The listing below should be printed exactly, every line of it. Skip the pictures.
----------------------------------------
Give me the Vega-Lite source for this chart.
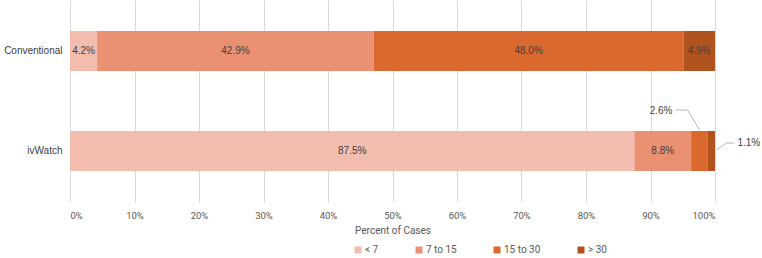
{
  "$schema": "https://vega.github.io/schema/vega-lite/v6.json",
  "width": 645,
  "height": 202,
  "autosize": {"type": "none"},
  "padding": {"left": 70, "top": 0, "right": 47, "bottom": 56},
  "background": "white",
  "config": {"view": {"stroke": null}, "font": "Liberation Sans"},
  "data": {"values": [
    {"group": "Conventional", "cat": "< 7", "k": 1, "value": 4.2},
    {"group": "Conventional", "cat": "7 to 15", "k": 2, "value": 42.9},
    {"group": "Conventional", "cat": "15 to 30", "k": 3, "value": 48.0},
    {"group": "Conventional", "cat": "> 30", "k": 4, "value": 4.9},
    {"group": "ivWatch", "cat": "< 7", "k": 1, "value": 87.5},
    {"group": "ivWatch", "cat": "7 to 15", "k": 2, "value": 8.8},
    {"group": "ivWatch", "cat": "15 to 30", "k": 3, "value": 2.6},
    {"group": "ivWatch", "cat": "> 30", "k": 4, "value": 1.1}
  ]},
  "transform": [
    {"stack": "value", "groupby": ["group"], "sort": [{"field": "k", "order": "ascending"}], "as": ["v0", "v1"]},
    {"calculate": "(datum.v0 + datum.v1) / 2", "as": "mid"},
    {"calculate": "format(datum.value, '.1f') + '%'", "as": "label"}
  ],
  "encoding": {
    "y": {
      "field": "group", "type": "nominal", "sort": ["Conventional", "ivWatch"],
      "scale": {"paddingInner": 0.6, "paddingOuter": 0.31},
      "axis": {"title": null, "domain": false, "ticks": false, "labelFontSize": 10, "labelColor": "#404040", "labelPadding": 8}
    }
  },
  "layer": [
    {
      "mark": {"type": "bar"},
      "encoding": {
        "x": {
          "field": "v0", "type": "quantitative", "scale": {"domain": [0, 100]},
          "axis": {
            "values": [0, 10, 20, 30, 40, 50, 60, 70, 80, 90, 100],
            "labelExpr": "datum.value + '%'",
            "domain": false, "ticks": false, "gridColor": "#d9d9d9",
            "labelColor": "#595959", "labelFontSize": 9.5, "labelPadding": 8,
            "labelFont": "Roboto",
            "title": "Percent of Cases", "titleFontSize": 10, "titleFontWeight": "normal",
            "titleColor": "#595959", "titlePadding": 6, "titleFont": "Roboto"
          }
        },
        "x2": {"field": "v1"},
        "color": {
          "field": "cat", "type": "nominal",
          "scale": {"domain": ["< 7", "7 to 15", "15 to 30", "> 30"], "range": ["#F2BDAF", "#EB9173", "#D9692E", "#B0531F"]},
          "legend": {
            "title": null, "orient": "none", "legendX": 283, "legendY": 245, "direction": "horizontal",
            "symbolType": "square", "symbolSize": 49, "symbolStrokeWidth": 0,
            "labelFontSize": 10, "labelColor": "#595959", "labelFont": "Roboto",
            "columnPadding": 35, "labelOffset": 2
          }
        }
      }
    },
    {
      "transform": [{"filter": "datum.value >= 4"}],
      "mark": {"type": "text", "fontSize": 10, "color": "#404040", "baseline": "middle"},
      "encoding": {
        "x": {"field": "mid", "type": "quantitative"},
        "text": {"field": "label"}
      }
    },
    {
      "transform": [{"filter": "datum.group == 'ivWatch' && datum.k == 3"}],
      "mark": {"type": "text", "fontSize": 10, "color": "#404040", "align": "right", "baseline": "middle", "dx": -27, "dy": -40},
      "encoding": {"x": {"field": "mid", "type": "quantitative"}, "text": {"field": "label"}}
    },
    {
      "transform": [{"filter": "datum.group == 'ivWatch' && datum.k == 3"}],
      "mark": {"type": "rule", "color": "#a6a6a6", "strokeWidth": 0.8, "xOffset": 0, "yOffset": -21, "x2Offset": -12, "y2Offset": -41},
      "encoding": {"x": {"field": "mid", "type": "quantitative"}, "x2": {"field": "mid"}, "y2": {"field": "group"}}
    },
    {
      "transform": [{"filter": "datum.group == 'ivWatch' && datum.k == 3"}],
      "mark": {"type": "rule", "color": "#a6a6a6", "strokeWidth": 0.8, "xOffset": -12, "yOffset": -41, "x2Offset": -24},
      "encoding": {"x": {"field": "mid", "type": "quantitative"}, "x2": {"field": "mid"}}
    },
    {
      "transform": [{"filter": "datum.group == 'ivWatch' && datum.k == 4"}],
      "mark": {"type": "text", "fontSize": 10, "color": "#404040", "align": "left", "baseline": "middle", "dx": 26, "dy": -8},
      "encoding": {"x": {"field": "mid", "type": "quantitative"}, "text": {"field": "label"}}
    },
    {
      "transform": [{"filter": "datum.group == 'ivWatch' && datum.k == 4"}],
      "mark": {"type": "rule", "color": "#a6a6a6", "strokeWidth": 0.8, "xOffset": 5, "yOffset": -1, "x2Offset": 15, "y2Offset": -8},
      "encoding": {"x": {"field": "mid", "type": "quantitative"}, "x2": {"field": "mid"}, "y2": {"field": "group"}}
    },
    {
      "transform": [{"filter": "datum.group == 'ivWatch' && datum.k == 4"}],
      "mark": {"type": "rule", "color": "#a6a6a6", "strokeWidth": 0.8, "xOffset": 15, "yOffset": -8, "x2Offset": 23},
      "encoding": {"x": {"field": "mid", "type": "quantitative"}, "x2": {"field": "mid"}}
    }
  ]
}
----------------------------------------
WRITTEN ANSWER:
Give me the Vega-Lite source for this chart.
{
  "$schema": "https://vega.github.io/schema/vega-lite/v6.json",
  "width": 645,
  "height": 202,
  "autosize": {"type": "none"},
  "padding": {"left": 70, "top": 0, "right": 47, "bottom": 56},
  "background": "white",
  "config": {"view": {"stroke": null}, "font": "Liberation Sans"},
  "data": {"values": [
    {"group": "Conventional", "cat": "< 7", "k": 1, "value": 4.2},
    {"group": "Conventional", "cat": "7 to 15", "k": 2, "value": 42.9},
    {"group": "Conventional", "cat": "15 to 30", "k": 3, "value": 48.0},
    {"group": "Conventional", "cat": "> 30", "k": 4, "value": 4.9},
    {"group": "ivWatch", "cat": "< 7", "k": 1, "value": 87.5},
    {"group": "ivWatch", "cat": "7 to 15", "k": 2, "value": 8.8},
    {"group": "ivWatch", "cat": "15 to 30", "k": 3, "value": 2.6},
    {"group": "ivWatch", "cat": "> 30", "k": 4, "value": 1.1}
  ]},
  "transform": [
    {"stack": "value", "groupby": ["group"], "sort": [{"field": "k", "order": "ascending"}], "as": ["v0", "v1"]},
    {"calculate": "(datum.v0 + datum.v1) / 2", "as": "mid"},
    {"calculate": "format(datum.value, '.1f') + '%'", "as": "label"}
  ],
  "encoding": {
    "y": {
      "field": "group", "type": "nominal", "sort": ["Conventional", "ivWatch"],
      "scale": {"paddingInner": 0.6, "paddingOuter": 0.31},
      "axis": {"title": null, "domain": false, "ticks": false, "labelFontSize": 10, "labelColor": "#404040", "labelPadding": 8}
    }
  },
  "layer": [
    {
      "mark": {"type": "bar"},
      "encoding": {
        "x": {
          "field": "v0", "type": "quantitative", "scale": {"domain": [0, 100]},
          "axis": {
            "values": [0, 10, 20, 30, 40, 50, 60, 70, 80, 90, 100],
            "labelExpr": "datum.value + '%'",
            "domain": false, "ticks": false, "gridColor": "#d9d9d9",
            "labelColor": "#595959", "labelFontSize": 9.5, "labelPadding": 8,
            "labelFont": "Roboto",
            "title": "Percent of Cases", "titleFontSize": 10, "titleFontWeight": "normal",
            "titleColor": "#595959", "titlePadding": 6, "titleFont": "Roboto"
          }
        },
        "x2": {"field": "v1"},
        "color": {
          "field": "cat", "type": "nominal",
          "scale": {"domain": ["< 7", "7 to 15", "15 to 30", "> 30"], "range": ["#F2BDAF", "#EB9173", "#D9692E", "#B0531F"]},
          "legend": {
            "title": null, "orient": "none", "legendX": 283, "legendY": 245, "direction": "horizontal",
            "symbolType": "square", "symbolSize": 49, "symbolStrokeWidth": 0,
            "labelFontSize": 10, "labelColor": "#595959", "labelFont": "Roboto",
            "columnPadding": 35, "labelOffset": 2
          }
        }
      }
    },
    {
      "transform": [{"filter": "datum.value >= 4"}],
      "mark": {"type": "text", "fontSize": 10, "color": "#404040", "baseline": "middle"},
      "encoding": {
        "x": {"field": "mid", "type": "quantitative"},
        "text": {"field": "label"}
      }
    },
    {
      "transform": [{"filter": "datum.group == 'ivWatch' && datum.k == 3"}],
      "mark": {"type": "text", "fontSize": 10, "color": "#404040", "align": "right", "baseline": "middle", "dx": -27, "dy": -40},
      "encoding": {"x": {"field": "mid", "type": "quantitative"}, "text": {"field": "label"}}
    },
    {
      "transform": [{"filter": "datum.group == 'ivWatch' && datum.k == 3"}],
      "mark": {"type": "rule", "color": "#a6a6a6", "strokeWidth": 0.8, "xOffset": 0, "yOffset": -21, "x2Offset": -12, "y2Offset": -41},
      "encoding": {"x": {"field": "mid", "type": "quantitative"}, "x2": {"field": "mid"}, "y2": {"field": "group"}}
    },
    {
      "transform": [{"filter": "datum.group == 'ivWatch' && datum.k == 3"}],
      "mark": {"type": "rule", "color": "#a6a6a6", "strokeWidth": 0.8, "xOffset": -12, "yOffset": -41, "x2Offset": -24},
      "encoding": {"x": {"field": "mid", "type": "quantitative"}, "x2": {"field": "mid"}}
    },
    {
      "transform": [{"filter": "datum.group == 'ivWatch' && datum.k == 4"}],
      "mark": {"type": "text", "fontSize": 10, "color": "#404040", "align": "left", "baseline": "middle", "dx": 26, "dy": -8},
      "encoding": {"x": {"field": "mid", "type": "quantitative"}, "text": {"field": "label"}}
    },
    {
      "transform": [{"filter": "datum.group == 'ivWatch' && datum.k == 4"}],
      "mark": {"type": "rule", "color": "#a6a6a6", "strokeWidth": 0.8, "xOffset": 5, "yOffset": -1, "x2Offset": 15, "y2Offset": -8},
      "encoding": {"x": {"field": "mid", "type": "quantitative"}, "x2": {"field": "mid"}, "y2": {"field": "group"}}
    },
    {
      "transform": [{"filter": "datum.group == 'ivWatch' && datum.k == 4"}],
      "mark": {"type": "rule", "color": "#a6a6a6", "strokeWidth": 0.8, "xOffset": 15, "yOffset": -8, "x2Offset": 23},
      "encoding": {"x": {"field": "mid", "type": "quantitative"}, "x2": {"field": "mid"}}
    }
  ]
}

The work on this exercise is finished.